Résultat : au cours de la dernière semaine, on entendait aussi bien, sur France Inter, I'm Waiting For The Man du Velvet Underground que Différents, de Franck Monnet, ou Je ne sais pas, de Jacques Brel.

La playlist de France Info, elle, est également appréciée, mais commence à susciter quelque mécontentement. Il est vrai qu'elle est moins variée – il s'agit en fait d'un programme «de secours» d'une durée de huit heures, qui date d'avant l'arrivée de Laurent Guimier à la tête de la station (en mai dernier, donc), indique cette dernière. Et comme il tourne en boucle, les mêmes morceaux passent aux mêmes moments  – on a ainsi repéré que la très belle The Suburbs d'Arcade Fire passait le matin vers 8 heures.

Avec son audience plus confidentielle (environ 2 % d'audience cumulée), France Culture se fait moins remarquer. Mais elle a elle aussi sa playlist spéciale grève, composée par Olivier Helle, responsable de la couleur d'antenne de la chaîne. «C'est une playlist qui tourne sur huit heures, qui diffuse un enchaînement musical automatique. Le robot la fait démarrer à minuit, elle se termine à 8 heures, elle recommence de 8 heures à 16 heures, puis de 16 à 24 heures», a-t-il expliqué au site de France Culture, précisant que la direction lui laisse toute latitude.

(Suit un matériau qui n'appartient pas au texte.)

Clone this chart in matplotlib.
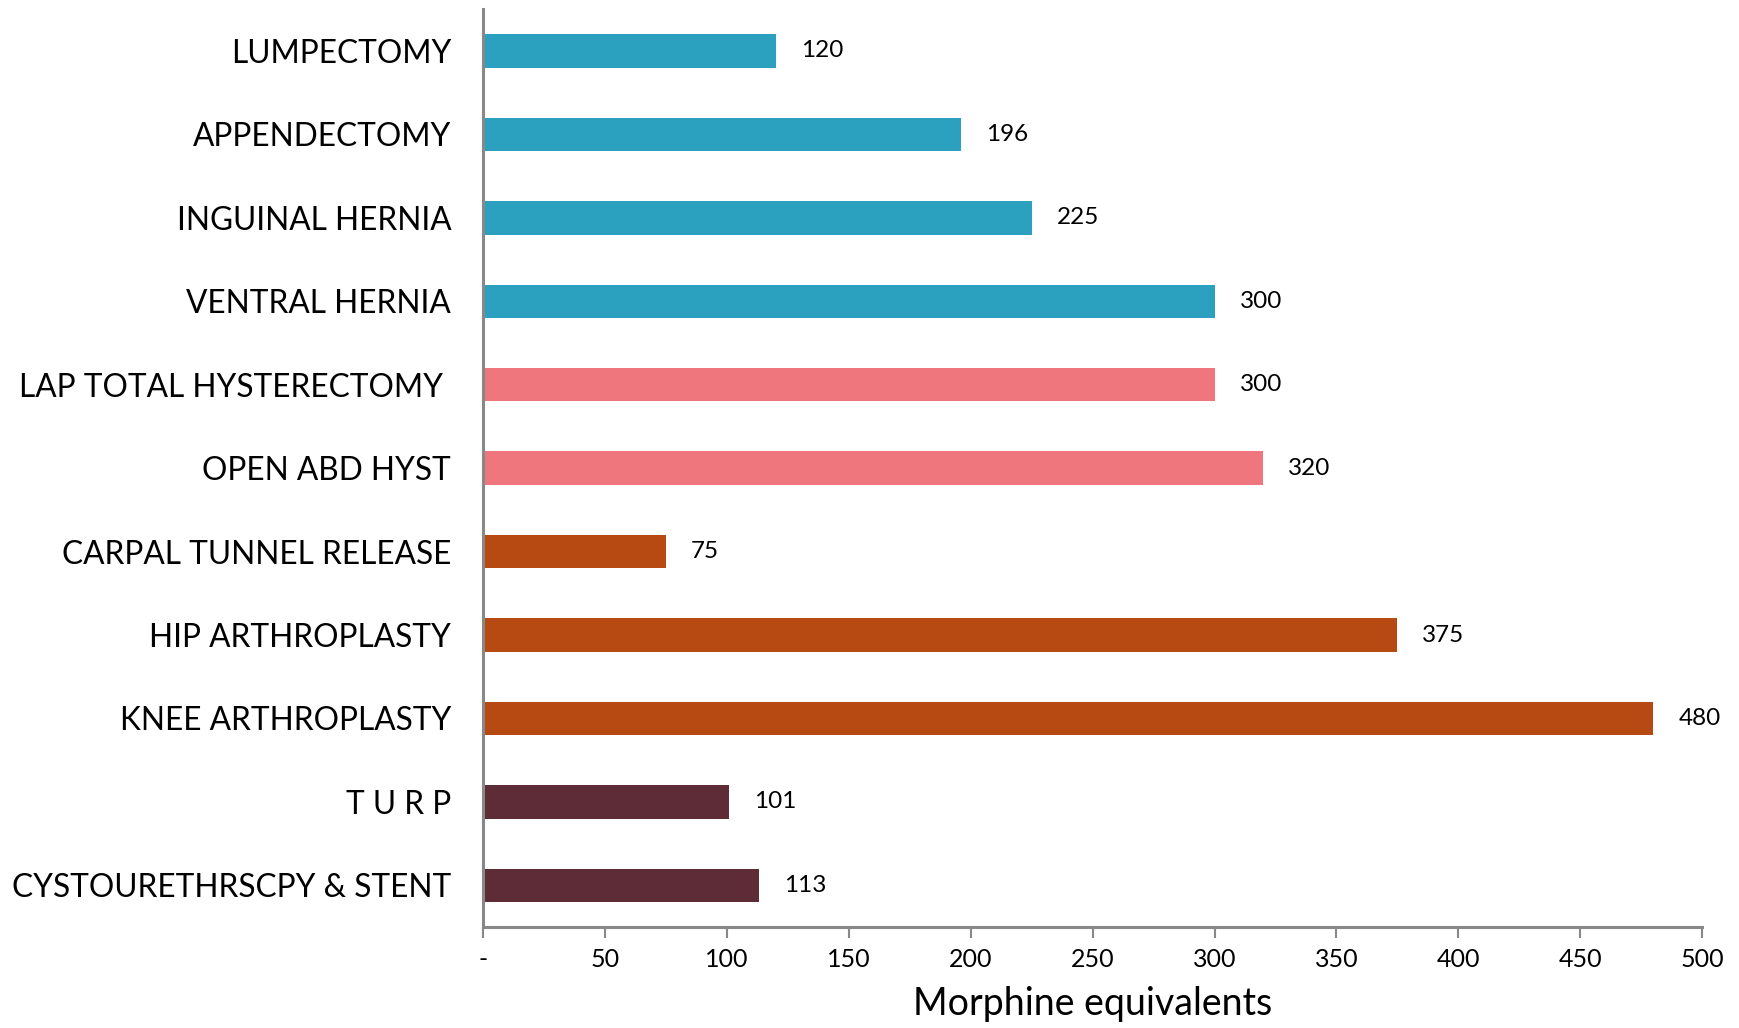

Un peu plus world music qu'Inter, France Culture propose entre autres du Rodrigo Amarante, avec Fall Asleep, mais aussi du Brigitte, avec Oh Charlie chéri, ou encore London de Benjamin Clementine.

Quant à France Bleu, un article du Huffington Post expliquait la semaine dernière que le réseau de locales de Radio France se sert essentiellement de sa sélection habituelle, donc beaucoup de variété française. Sur France Musique, sans surprise, la playlist alternative est composée essentiellement de musique classique.